Amado Espíritu Santo, dulce huésped de las almas, infunde en nosotros el espíritu de mansedumbre; aquel espíritu que todo lo penetra, que transforma el corazón y lo hace dócil, que lo purifica de toda dureza, que es tan suave y dulce como Tu Amada Esposa, nuestra Madre María.
“Dichosos los mansos, porque ellos heredarán la tierra” (Mt 5,5)
En lugar de forzarnos, Tú, Espíritu Santo, nos seduces con tu amor.
Prefieres darnos a saborear tu amor como miel, antes que ofrecernos hierbas amargas, aunque a veces las mereceríamos.

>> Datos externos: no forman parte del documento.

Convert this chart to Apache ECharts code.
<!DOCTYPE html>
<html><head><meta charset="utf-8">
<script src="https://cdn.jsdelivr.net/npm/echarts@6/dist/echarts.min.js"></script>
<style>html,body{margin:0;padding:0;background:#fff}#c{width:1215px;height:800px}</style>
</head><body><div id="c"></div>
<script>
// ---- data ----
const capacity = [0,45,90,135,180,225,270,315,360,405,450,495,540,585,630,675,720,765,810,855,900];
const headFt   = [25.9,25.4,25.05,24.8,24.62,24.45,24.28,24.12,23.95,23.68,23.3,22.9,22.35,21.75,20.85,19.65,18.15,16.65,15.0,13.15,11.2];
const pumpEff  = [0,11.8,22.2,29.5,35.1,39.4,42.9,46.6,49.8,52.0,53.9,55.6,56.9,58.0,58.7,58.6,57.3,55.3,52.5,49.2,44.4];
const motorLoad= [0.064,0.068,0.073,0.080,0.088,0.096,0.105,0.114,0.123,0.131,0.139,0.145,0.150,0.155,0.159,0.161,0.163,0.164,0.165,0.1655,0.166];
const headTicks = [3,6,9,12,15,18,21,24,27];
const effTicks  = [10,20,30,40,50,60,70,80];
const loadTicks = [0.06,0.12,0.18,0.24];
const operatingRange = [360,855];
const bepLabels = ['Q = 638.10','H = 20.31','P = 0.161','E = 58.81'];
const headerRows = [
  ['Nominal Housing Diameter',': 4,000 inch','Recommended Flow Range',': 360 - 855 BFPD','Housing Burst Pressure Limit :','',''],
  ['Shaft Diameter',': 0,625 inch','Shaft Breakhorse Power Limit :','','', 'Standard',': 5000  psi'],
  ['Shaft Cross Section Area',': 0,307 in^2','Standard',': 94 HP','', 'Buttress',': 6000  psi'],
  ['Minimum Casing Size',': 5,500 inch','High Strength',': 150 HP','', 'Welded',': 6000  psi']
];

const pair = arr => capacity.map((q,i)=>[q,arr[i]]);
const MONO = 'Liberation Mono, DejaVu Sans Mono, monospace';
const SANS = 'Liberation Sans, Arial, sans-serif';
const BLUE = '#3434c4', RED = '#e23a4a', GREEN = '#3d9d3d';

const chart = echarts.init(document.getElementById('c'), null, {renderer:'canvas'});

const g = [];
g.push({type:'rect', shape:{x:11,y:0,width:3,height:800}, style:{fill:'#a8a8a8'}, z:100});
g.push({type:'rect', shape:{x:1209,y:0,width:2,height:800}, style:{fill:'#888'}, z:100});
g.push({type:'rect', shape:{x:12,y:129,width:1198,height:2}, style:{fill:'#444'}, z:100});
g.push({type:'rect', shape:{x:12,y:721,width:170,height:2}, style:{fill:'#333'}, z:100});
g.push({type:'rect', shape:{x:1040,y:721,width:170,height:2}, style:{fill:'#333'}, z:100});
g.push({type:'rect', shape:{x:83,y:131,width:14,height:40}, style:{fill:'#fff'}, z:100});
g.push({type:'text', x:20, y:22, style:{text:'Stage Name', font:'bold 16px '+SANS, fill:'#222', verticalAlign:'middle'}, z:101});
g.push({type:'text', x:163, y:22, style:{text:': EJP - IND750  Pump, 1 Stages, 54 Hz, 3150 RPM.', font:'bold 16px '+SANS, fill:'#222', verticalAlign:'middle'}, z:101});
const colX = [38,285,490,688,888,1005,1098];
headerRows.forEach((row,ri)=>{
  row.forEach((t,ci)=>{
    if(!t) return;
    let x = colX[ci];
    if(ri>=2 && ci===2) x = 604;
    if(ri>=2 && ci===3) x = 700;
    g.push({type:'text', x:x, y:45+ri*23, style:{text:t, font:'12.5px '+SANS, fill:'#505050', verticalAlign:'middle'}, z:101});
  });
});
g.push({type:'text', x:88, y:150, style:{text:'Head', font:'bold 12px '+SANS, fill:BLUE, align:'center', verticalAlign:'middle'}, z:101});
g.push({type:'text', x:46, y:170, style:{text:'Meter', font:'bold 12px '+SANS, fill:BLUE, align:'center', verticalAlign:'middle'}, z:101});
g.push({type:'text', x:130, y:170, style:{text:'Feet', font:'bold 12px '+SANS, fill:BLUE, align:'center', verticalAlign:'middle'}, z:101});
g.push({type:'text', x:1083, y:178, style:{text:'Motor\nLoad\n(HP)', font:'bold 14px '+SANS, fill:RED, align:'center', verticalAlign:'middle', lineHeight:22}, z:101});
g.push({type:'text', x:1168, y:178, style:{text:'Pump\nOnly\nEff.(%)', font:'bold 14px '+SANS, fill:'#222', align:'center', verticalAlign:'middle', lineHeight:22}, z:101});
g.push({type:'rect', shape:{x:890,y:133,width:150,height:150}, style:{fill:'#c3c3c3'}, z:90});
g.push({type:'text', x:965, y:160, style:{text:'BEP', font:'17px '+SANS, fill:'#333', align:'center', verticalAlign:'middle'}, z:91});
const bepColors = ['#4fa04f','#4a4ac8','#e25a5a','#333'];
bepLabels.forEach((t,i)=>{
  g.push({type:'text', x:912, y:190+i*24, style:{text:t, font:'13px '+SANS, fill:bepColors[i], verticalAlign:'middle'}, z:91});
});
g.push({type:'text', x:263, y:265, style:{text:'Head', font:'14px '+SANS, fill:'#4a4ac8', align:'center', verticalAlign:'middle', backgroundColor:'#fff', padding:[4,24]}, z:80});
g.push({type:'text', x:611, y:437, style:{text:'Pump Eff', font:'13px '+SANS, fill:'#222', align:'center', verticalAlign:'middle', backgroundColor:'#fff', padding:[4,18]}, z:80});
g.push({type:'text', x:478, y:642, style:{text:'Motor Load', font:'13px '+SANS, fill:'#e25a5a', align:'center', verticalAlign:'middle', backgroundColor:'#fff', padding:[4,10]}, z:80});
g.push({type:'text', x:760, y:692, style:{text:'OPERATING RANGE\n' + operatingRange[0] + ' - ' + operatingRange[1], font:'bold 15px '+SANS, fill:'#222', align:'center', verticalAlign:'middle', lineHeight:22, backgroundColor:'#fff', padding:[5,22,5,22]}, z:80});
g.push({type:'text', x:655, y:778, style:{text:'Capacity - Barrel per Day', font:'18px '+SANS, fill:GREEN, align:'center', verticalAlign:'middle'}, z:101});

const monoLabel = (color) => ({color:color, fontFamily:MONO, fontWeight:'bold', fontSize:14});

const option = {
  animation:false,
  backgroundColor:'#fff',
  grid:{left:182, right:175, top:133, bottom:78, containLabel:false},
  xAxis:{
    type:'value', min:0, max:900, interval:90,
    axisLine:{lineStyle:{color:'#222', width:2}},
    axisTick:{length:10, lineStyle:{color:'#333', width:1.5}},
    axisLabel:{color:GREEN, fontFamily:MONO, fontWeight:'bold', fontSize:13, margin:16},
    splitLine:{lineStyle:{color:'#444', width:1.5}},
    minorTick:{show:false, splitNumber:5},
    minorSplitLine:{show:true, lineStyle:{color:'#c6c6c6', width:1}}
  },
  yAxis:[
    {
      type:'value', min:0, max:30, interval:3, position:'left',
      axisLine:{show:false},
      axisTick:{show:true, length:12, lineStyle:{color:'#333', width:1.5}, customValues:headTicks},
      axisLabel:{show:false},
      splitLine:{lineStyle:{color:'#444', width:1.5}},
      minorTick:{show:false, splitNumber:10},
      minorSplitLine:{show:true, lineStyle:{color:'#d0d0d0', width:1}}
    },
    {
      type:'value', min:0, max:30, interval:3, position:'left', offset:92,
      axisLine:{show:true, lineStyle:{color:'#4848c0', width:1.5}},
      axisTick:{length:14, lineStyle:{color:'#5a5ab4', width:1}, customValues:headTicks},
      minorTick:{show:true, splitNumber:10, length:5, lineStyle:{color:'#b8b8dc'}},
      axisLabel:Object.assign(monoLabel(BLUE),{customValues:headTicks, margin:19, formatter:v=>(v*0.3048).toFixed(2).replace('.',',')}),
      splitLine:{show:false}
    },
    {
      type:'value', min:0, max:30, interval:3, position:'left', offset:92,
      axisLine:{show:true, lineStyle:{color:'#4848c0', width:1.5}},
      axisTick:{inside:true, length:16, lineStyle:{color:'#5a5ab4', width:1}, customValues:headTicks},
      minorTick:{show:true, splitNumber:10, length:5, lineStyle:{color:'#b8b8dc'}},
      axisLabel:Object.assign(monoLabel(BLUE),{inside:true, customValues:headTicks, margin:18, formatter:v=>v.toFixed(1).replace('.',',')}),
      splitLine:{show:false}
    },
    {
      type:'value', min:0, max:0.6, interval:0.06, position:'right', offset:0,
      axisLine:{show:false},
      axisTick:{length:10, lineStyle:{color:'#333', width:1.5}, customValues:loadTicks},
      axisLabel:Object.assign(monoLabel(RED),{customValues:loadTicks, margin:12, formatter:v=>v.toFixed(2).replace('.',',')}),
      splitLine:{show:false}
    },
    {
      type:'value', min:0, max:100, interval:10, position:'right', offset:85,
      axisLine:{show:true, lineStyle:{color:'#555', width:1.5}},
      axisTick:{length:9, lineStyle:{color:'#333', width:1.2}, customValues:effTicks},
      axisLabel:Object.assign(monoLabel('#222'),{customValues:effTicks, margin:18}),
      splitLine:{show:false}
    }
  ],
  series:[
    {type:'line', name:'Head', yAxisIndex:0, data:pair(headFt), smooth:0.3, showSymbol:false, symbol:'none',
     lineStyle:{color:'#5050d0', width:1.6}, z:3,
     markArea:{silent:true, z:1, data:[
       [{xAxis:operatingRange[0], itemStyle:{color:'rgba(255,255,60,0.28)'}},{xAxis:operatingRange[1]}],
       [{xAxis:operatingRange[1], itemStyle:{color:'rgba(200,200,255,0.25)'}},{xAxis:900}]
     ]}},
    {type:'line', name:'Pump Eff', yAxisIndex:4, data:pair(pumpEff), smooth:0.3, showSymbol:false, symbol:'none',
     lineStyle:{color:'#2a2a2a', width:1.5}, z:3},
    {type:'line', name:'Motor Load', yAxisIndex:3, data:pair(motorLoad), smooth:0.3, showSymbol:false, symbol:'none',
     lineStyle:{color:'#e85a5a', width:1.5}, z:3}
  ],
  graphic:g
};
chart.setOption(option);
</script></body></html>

A tu amigo, el profeta Elías, te manifestaste como una suave brisa, mientras él creyó encontrarte en la tormenta. Pero una vez que percibió tu afable presencia, se cubrió el rostro (cf. 1Re 19,11-13).
¡Se requiere valentía para ser manso! En efecto, la mansedumbre no es sentirse indefenso y expuesto, ni tampoco ser cobarde y evitar toda confrontación. ¡Ésta no es la verdadera mansedumbre! Ella es firme en su interior y está enraizada en la verdad. Por eso, no necesita recurrir a la violencia.
Sencillamente, la mansedumbre es como Tú, Amado Espíritu Santo; ella hace parte de tu ser, porque tampoco Tú ejerces violencia al guiar a las almas. En tu infinita bondad, infundes la verdad en nuestro interior. Contigo, el amor y la verdad sellan una alianza indisoluble: el amor transmite suavemente la verdad, y la verdad consolida el amor.
Nosotros hemos sido creados tanto para el amor como para la verdad, y en lo profundo somos receptivos para ambos. Pero muchas veces no entendemos bien el verdadero amor y la verdad nos parece dura, de modo que se distorsiona la imagen de nuestro Padre. Sin embargo, ¡Él nos ama tan tiernamente! Es precisamente la mansedumbre la que nos permite reconocerlo como Él es en verdad y entenderlo en tu luz, oh Espíritu Santo.
Entonces, pongámonos juntos manos a la obra, no tensos, pero vigilantes. Te ofrecemos nuestro corazón con toda la dureza que aún hay en él, con todos sus oscuros abismos, con todos los bloqueos y resentimientos que aún podamos tener hacia otras personas. Tú simplemente derramas Tu amor en nuestro corazón, y allí donde este amor encuentra obstáculos, Tú tocas a la puerta y llamas con insistencia para que te dejemos entrar. Entonces empiezas a derribar capa por capa, y a derretir el hielo alrededor de nuestro corazón, porque Tú eres el amor entre el Padre y el Hijo. Y allí donde el hielo derrite, queda sitio para que resplandezca continuamente el sol de salvación. ¡Se acaba la “edad de hielo” en nuestro corazón!
Y si esto puede suceder en mí, ¿por qué no habría de ser posible también en los demás? Quizá cuando haya llegado a ser más manso, pueda ayudar mejor a conquistar la Tierra para ti (cf. Mt 5,4).